By Stephen Paskoff
Mar. 5, 2015
I had breakfast recently with a longtime friend and colleague, Al Capristo, who is the executive vice president and chief administrative officer for STP Nuclear Operating Co. in Texas.
Al’s passion is leading safe, efficient, nuclear power operations; for a long time, he has been a champion of making sure that employees at all levels feel comfortable and willing to raise safety and other concerns. What he told me gave me an insight that applies to any workplace.
In the nuclear power world, it’s critical to plan for remote contingencies whose odds may be less than 1 in 10 million. If most of us make serious mistakes at work, it may cost some money, damage a client relationship, or cause workplace injuries or even deaths.
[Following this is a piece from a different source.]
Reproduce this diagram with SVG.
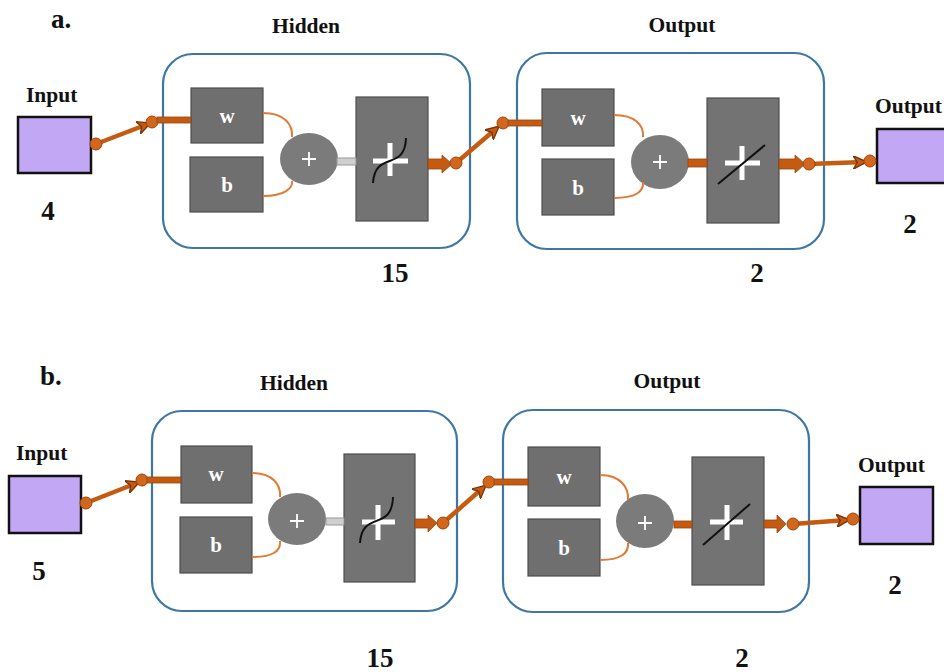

And we may find ourselves unemployed. Surely, these are bad outcomes. But in the nuclear world, errors can destroy a plant and surrounding communities leading to immediate and long-lasting health and environmental damage.
Plants simulate a wide range of catastrophes and operational responses to guard against catastrophic events that likely will not occur. Contingencies range from natural events including tidal waves, floods and earthquakes to manmade disasters such as terrorists flying aircraft into containment vessels. To add to this complexity, safety experts have to plan for the remote unlikelihood that two such unrelated events could occur at the same time. The industry demands that plants implement multiple processes, check points, required safety systems, investigative systems tests and simulations.
Each day, plant leaders deal with challenging variables and priorities that include keeping production moving, adhering to regulations and being on the lookout for remote contingencies. They face an extreme version of what most of us go through in our daily work lives. So how do they make the right decisions in such a complex environment?
Here’s what Al said that will stay with me. He had worked with an outstanding nuclear plant operator who had pondered the same question. This leader told Al that he makes every decision in his plant by asking himself if he’s being “loyal to the core.” In this case, the “core” means the reactor’s key component, which must be protected, safeguarded and maintained at all costs. The core is always the first imperative.
No doubt a nuclear power plant is an unusual industrial setting. Yet, no matter what we do, we need to have a focus that goes to the “core” of our organization’s health and driving purposes. These are based on each organization’s values and mission. When we face tough decisions including dealing with people issues where emotion, long-term working ties and immediate needs may hinder us from making hard but proper choices, we need to ask: “Are we loyal to our core?”
This means that we look at business issues first from that point of view, and second by other business priorities. Being “loyal to the core” should be the watchword for our entire responsibility to our enterprises. That’s a more powerful enduring focus than any slue of regulations and procedures sometimes driven by rote rather than reason.